Stating the very obvious, it has been a while since I’ve written. I’ve been busy working my ass off. I’ve been focused on my career, on making a substantial difference in the first 90 days.
I’m so busy, why write now? Because my best friend has been interviewing for a phenomenal job opportunity. It has been a long and arduous process. But the process is nearing a conclusion and it looks very very promising. I am so happy for her. This opportunity is what she has been working so hard for – and to be completely honest, what women, in the software industry, have been wanting for so long – the coveted executive position. The only catch is that she has to move – to Seattle. Which is a great place to live, we have friends there, and the cost of living is so much more livable than the Bay Area.
My heart hurts. The thought of losing another bestie to another state makes me really sad. Really sad, crying sad. I have 4 besties. Girlfriends that I’ve made plans to retire with:
- Unicorns – who may potentially move to Seattle
- CLicious – who moved to Utah 2 years ago
- Jewels – currently dealing with a personal tragedy so great that it will take many years to heal
- My longest bestie – probably knows the most about me. She is married with her own life on the East Coast
I have other friends that are around that care about me and I them. With more effort on my part they could become substantial influences and best friends.
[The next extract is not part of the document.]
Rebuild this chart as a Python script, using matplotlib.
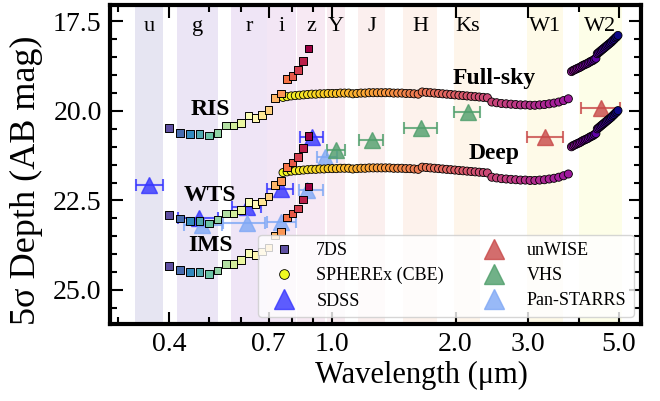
import numpy as np
import matplotlib
matplotlib.use("Agg")
import matplotlib.pyplot as plt
from matplotlib.lines import Line2D
from matplotlib.ticker import FixedLocator, NullFormatter, MultipleLocator

plt.rcParams["font.family"] = ["Liberation Serif", "DejaVu Serif"]

# filter bands drawn as shaded columns
BAND_NAMES = ["u", "g", "r", "i", "z", "Y", "J", "H", "Ks", "W1", "W2"]
BAND_LO = [0.331, 0.419, 0.567, 0.694, 0.822, 0.972, 1.157, 1.49, 1.985, 2.99, 4.00]
BAND_HI = [0.387, 0.527, 0.694, 0.818, 0.961, 1.076, 1.347, 1.80, 2.30, 3.66, 5.10]

# 7DS medium bands
WAVE_7DS = [0.400, 0.425, 0.450, 0.475, 0.500, 0.525, 0.550, 0.575, 0.600, 0.625,
            0.650, 0.675, 0.700, 0.725, 0.750, 0.775, 0.800, 0.825, 0.850, 0.875]
RIS_DEPTH = [20.47, 20.61, 20.65, 20.65, 20.69, 20.62, 20.41, 20.41, 20.34, 20.13,
             20.19, 20.11, 19.97, 19.63, 19.51, 19.11, 19.02, 18.85, 18.60, 18.25]
WTS_DEPTH = [22.91, 23.00, 23.07, 23.07, 23.14, 23.03, 22.86, 22.86, 22.77, 22.55,
             22.60, 22.53, 22.39, 22.07, 21.95, 21.56, 21.44, 21.29, 21.03, 20.70]
IMS_DEPTH = [24.33, 24.44, 24.49, 24.49, 24.55, 24.46, 24.28, 24.28, 24.16, 23.96,
             24.02, 23.93, 23.81, 23.48, 23.37, 22.98, 22.86, 22.72, 22.47, 22.11]

# SPHEREx channels (6 detector bands x 17)
SPHEREX_WAVE = [
    0.7587, 0.7764, 0.7945, 0.8130, 0.8320, 0.8514, 0.8712, 0.8915, 0.9123,
    0.9336, 0.9554, 0.9777, 1.0005, 1.0238, 1.0477, 1.0721, 1.0971,
    1.1228, 1.1489, 1.1756, 1.2029, 1.2308, 1.2594, 1.2887, 1.3186, 1.3492,
    1.3806, 1.4127, 1.4455, 1.4791, 1.5134, 1.5486, 1.5846, 1.6214,
    1.6589, 1.6973, 1.7366, 1.7768, 1.8179, 1.8600, 1.9030, 1.9470, 1.9921,
    2.0382, 2.0853, 2.1336, 2.1830, 2.2335, 2.2852, 2.3380, 2.3921,
    2.4527, 2.5195, 2.5881, 2.6586, 2.7310, 2.8053, 2.8817, 2.9601, 3.0407,
    3.1235, 3.2085, 3.2959, 3.3856, 3.4778, 3.5725, 3.6697, 3.7696,
    3.8364, 3.8695, 3.9028, 3.9365, 3.9704, 4.0046, 4.0391, 4.0739, 4.1090,
    4.1444, 4.1801, 4.2161, 4.2525, 4.2891, 4.3261, 4.3634, 4.4010,
    4.4361, 4.4684, 4.5009, 4.5337, 4.5667, 4.5999, 4.6334, 4.6671, 4.7011,
    4.7353, 4.7698, 4.8045, 4.8395, 4.8747, 4.9102, 4.9459, 4.9819,
]
FULLSKY_DEPTH = [
    19.62, 19.60, 19.58, 19.57, 19.56, 19.55, 19.54, 19.53, 19.53,
    19.52, 19.52, 19.51, 19.51, 19.51, 19.50, 19.50, 19.50,
    19.52, 19.51, 19.50, 19.50, 19.49, 19.49, 19.49, 19.49, 19.49,
    19.49, 19.50, 19.50, 19.50, 19.51, 19.51, 19.52, 19.53,
    19.47, 19.48, 19.49, 19.50, 19.51, 19.52, 19.53, 19.54, 19.55,
    19.56, 19.57, 19.58, 19.59, 19.60, 19.61, 19.62, 19.63,
    19.75, 19.77, 19.79, 19.80, 19.81, 19.82, 19.83, 19.83, 19.84,
    19.84, 19.83, 19.82, 19.80, 19.78, 19.75, 19.71, 19.66,
    18.90, 18.87, 18.85, 18.83, 18.81, 18.79, 18.77, 18.74, 18.72,
    18.70, 18.68, 18.66, 18.63, 18.61, 18.59, 18.56, 18.53,
    18.40, 18.37, 18.34, 18.31, 18.28, 18.25, 18.22, 18.19, 18.16,
    18.13, 18.10, 18.07, 18.03, 18.00, 17.96, 17.93, 17.89,
]
DEEP_DEPTH = [
    21.72, 21.70, 21.68, 21.67, 21.66, 21.65, 21.64, 21.63, 21.63,
    21.62, 21.62, 21.61, 21.61, 21.61, 21.60, 21.60, 21.60,
    21.62, 21.61, 21.60, 21.60, 21.59, 21.59, 21.59, 21.59, 21.59,
    21.59, 21.60, 21.60, 21.60, 21.61, 21.61, 21.62, 21.63,
    21.57, 21.58, 21.59, 21.60, 21.61, 21.62, 21.63, 21.64, 21.65,
    21.66, 21.67, 21.68, 21.69, 21.70, 21.71, 21.72, 21.73,
    21.85, 21.87, 21.89, 21.90, 21.91, 21.92, 21.93, 21.93, 21.94,
    21.94, 21.93, 21.92, 21.90, 21.88, 21.85, 21.81, 21.76,
    21.00, 20.97, 20.95, 20.93, 20.91, 20.89, 20.87, 20.84, 20.82,
    20.80, 20.78, 20.76, 20.73, 20.71, 20.69, 20.66, 20.63,
    20.50, 20.47, 20.44, 20.41, 20.38, 20.35, 20.32, 20.29, 20.26,
    20.23, 20.20, 20.17, 20.13, 20.10, 20.06, 20.03, 19.99,
]

# broad-band surveys: centre, filter edges, depth
SDSS_WAVE = [0.357, 0.472, 0.620, 0.750, 0.892]
SDSS_LO = [0.333, 0.420, 0.570, 0.694, 0.836]
SDSS_HI = [0.386, 0.527, 0.670, 0.804, 0.949]
SDSS_DEPTH = [22.07, 23.00, 22.68, 22.17, 20.72]

PS_WAVE = [0.481, 0.620, 0.752, 0.868, 0.960]
PS_LO = [0.434, 0.542, 0.694, 0.830, 0.920]
PS_HI = [0.539, 0.686, 0.818, 0.950, 1.030]
PS_DEPTH = [23.18, 23.12, 23.10, 22.20, 21.28]

VHS_WAVE = [1.020, 1.250, 1.645, 2.140]
VHS_LO = [0.972, 1.160, 1.500, 1.980]
VHS_HI = [1.076, 1.330, 1.800, 2.300]
VHS_DEPTH = [21.09, 20.81, 20.48, 20.02]

WISE_WAVE = [3.31, 4.52]
WISE_LO = [2.99, 4.05]
WISE_HI = [3.66, 5.04]
WISE_DEPTH = [20.72, 19.92]

SURVEYS = [
    ("SDSS", SDSS_WAVE, SDSS_LO, SDSS_HI, SDSS_DEPTH, "#3535ff"),
    ("Pan-STARRS", PS_WAVE, PS_LO, PS_HI, PS_DEPTH, "#7fa8f5"),
    ("VHS", VHS_WAVE, VHS_LO, VHS_HI, VHS_DEPTH, "#4e9e6b"),
    ("unWISE", WISE_WAVE, WISE_LO, WISE_HI, WISE_DEPTH, "#c84848"),
]

fig = plt.figure(figsize=(6.6, 4.01), dpi=100)
ax = fig.add_axes([110 / 660, 77 / 401, 531 / 660, 319 / 401])

band_cmap = plt.get_cmap("plasma")
for i, (name, lo, hi) in enumerate(zip(BAND_NAMES, BAND_LO, BAND_HI)):
    ax.axvspan(lo, hi, color=band_cmap(i / (len(BAND_NAMES) - 1)), alpha=0.1, lw=0, zorder=0)
    ax.text(np.sqrt(lo * hi), 17.65, name, ha="center", va="center", fontsize=16, zorder=6)

for name, w, lo, hi, d, c in SURVEYS:
    w = np.array(w)
    xerr = [w - np.array(lo), np.array(hi) - w]
    ax.errorbar(w, d, xerr=xerr, fmt="^", ms=11, color=c, alpha=0.8,
                capsize=4, elinewidth=1.5, capthick=1.5, zorder=2)

sx_colors = plt.get_cmap("plasma_r")(np.linspace(0, 1, len(SPHEREX_WAVE)))
for depth in [FULLSKY_DEPTH, DEEP_DEPTH]:
    ax.scatter(SPHEREX_WAVE, depth, s=34, c=sx_colors, edgecolors="k",
               linewidths=0.6, zorder=3)

ds_colors = plt.get_cmap("Spectral_r")(np.linspace(0, 1, len(WAVE_7DS)))
for depth in [RIS_DEPTH, WTS_DEPTH, IMS_DEPTH]:
    ax.scatter(WAVE_7DS, depth, s=30, marker="s", c=ds_colors, edgecolors="k",
               linewidths=0.7, zorder=4)

for txt, x, y in [("RIS", 0.504, 19.95), ("WTS", 0.504, 22.35), ("IMS", 0.504, 23.77),
                  ("Full-sky", 2.485, 19.08), ("Deep", 2.485, 21.2)]:
    ax.text(x, y, txt, ha="center", va="center", fontsize=17, fontweight="bold", zorder=6)

ax.set_xscale("log")
ax.set_xlim(0.287, 5.67)
ax.set_ylim(25.95, 17.04)
ax.xaxis.set_major_locator(FixedLocator([0.4, 0.7, 1.0, 2.0, 3.0, 5.0]))
ax.xaxis.set_minor_locator(FixedLocator([0.3, 0.5, 0.6, 0.8, 0.9, 4.0]))
ax.xaxis.set_minor_formatter(NullFormatter())
ax.set_xticklabels(["0.4", "0.7", "1.0", "2.0", "3.0", "5.0"])
ax.yaxis.set_major_locator(FixedLocator([17.5, 20.0, 22.5, 25.0]))
ax.yaxis.set_minor_locator(MultipleLocator(0.5))
ax.set_yticklabels(["17.5", "20.0", "22.5", "25.0"])
ax.tick_params(which="both", direction="in", top=True, right=True, labelsize=20, width=1.5)
ax.tick_params(which="major", length=9, pad=6)
ax.tick_params(which="minor", length=5)
for sp in ax.spines.values():
    sp.set_linewidth(3)

ax.set_xlabel("Wavelength (μm)", fontsize=22)
ax.set_ylabel("5σ Depth (AB mag)", fontsize=26)
ax.xaxis.set_label_coords(0.586, -0.115)
ax.yaxis.set_label_coords(-0.126, 0.451)

handles = [
    Line2D([], [], ls="none", marker="s", ms=6, mfc=ds_colors[0], mec="k", mew=0.7, label="7DS"),
    Line2D([], [], ls="none", marker="o", ms=7, mfc=sx_colors[0], mec="k", mew=0.6, label="SPHEREx (CBE)"),
    Line2D([], [], ls="none", marker="^", ms=14, color="#3535ff", alpha=0.8, label="SDSS"),
    Line2D([], [], ls="none", marker="^", ms=14, color="#c84848", alpha=0.8, label="unWISE"),
    Line2D([], [], ls="none", marker="^", ms=14, color="#4e9e6b", alpha=0.8, label="VHS"),
    Line2D([], [], ls="none", marker="^", ms=14, color="#7fa8f5", alpha=0.8, label="Pan-STARRS"),
]
ax.legend(handles=handles, loc="lower right", ncol=2, fontsize=13, framealpha=0.8,
          labelspacing=0.45, borderaxespad=0.4, columnspacing=1.8)

fig.savefig("out.png", dpi=100)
Right now what I am feeling is the simple sadness of missing someone. Unicorns left for Europe right when I separated from my Ex. I was so happy for her, but the depth of the alone-ness that I felt was devastating. I do not know where I would be if CLicious and her husband hadn’t adopted me and included me in everything that they did. They made me family… I will never forget their generosity.
The thought of Unicorns moving away has my stomach in knots, my heart torn apart. I am very upset about it. I automatically have gone back to the place I was 8 years ago – during the divorce and her departure. Later, I remember clearly when CLicious left. I spent 6 months in a daze. I had to relearn how to live, I had to figure out a new routine. I can say I am still not completely over her departure. The thought of not having both Unicorns and CLicious makes me very sad. And alone.
I am 45 years old. I have no children. My career is great…. but I am certainly not where I want or thought I would be at 45…. I love the company, the work, the potential. But I am not a VP. If I work hard I can make the executive ranks in a few years…. so what, so I will be a VP when I reach my 50’s? Is that really what is important? Is that really what I want? No.
So what do I want? I want a partner. Someone who I can be vulnerable with. Someone that I can support and who supports me. I want a relationship where we have each others backs. We look after each other, care for one another. What do I need? I need to feel secure and safe. I am not lonely so it isn’t about just being with someone, with anyone. It’s about sharing life with a super special person that I care about and they care for me.
Yes, I have ATrain, the Ex, who wants to get back together. I can’t see this being successful. Not because he isn’t serious about it. He loves me. I love him. Personality wise we make a great team. But at the end of the day, I do not think we want the same things. He is happy with how things are. I want so much more.
Anyway, what you just got is my ramblings after drinking a few glasses of red wine…. Not that wine is required. I’ve been so busy these last few months… busy and exhausted. With what you may ask?
- I’ve been working my ass off at my new job (90 days in and so far so good).
- Commuting.. taking public transportation and listening to podcasts to fill the time.
- Totaled my car.. and just bought a new-to-me car.
- Pre-registered want-to-be owner of a Tesla Model 3.
- Trappings of a regular life – work and personal travel, family stuff, etc..
I will do my best to write more regularly. My dramatic reaction to my bestie moving away inspired me to write tonight.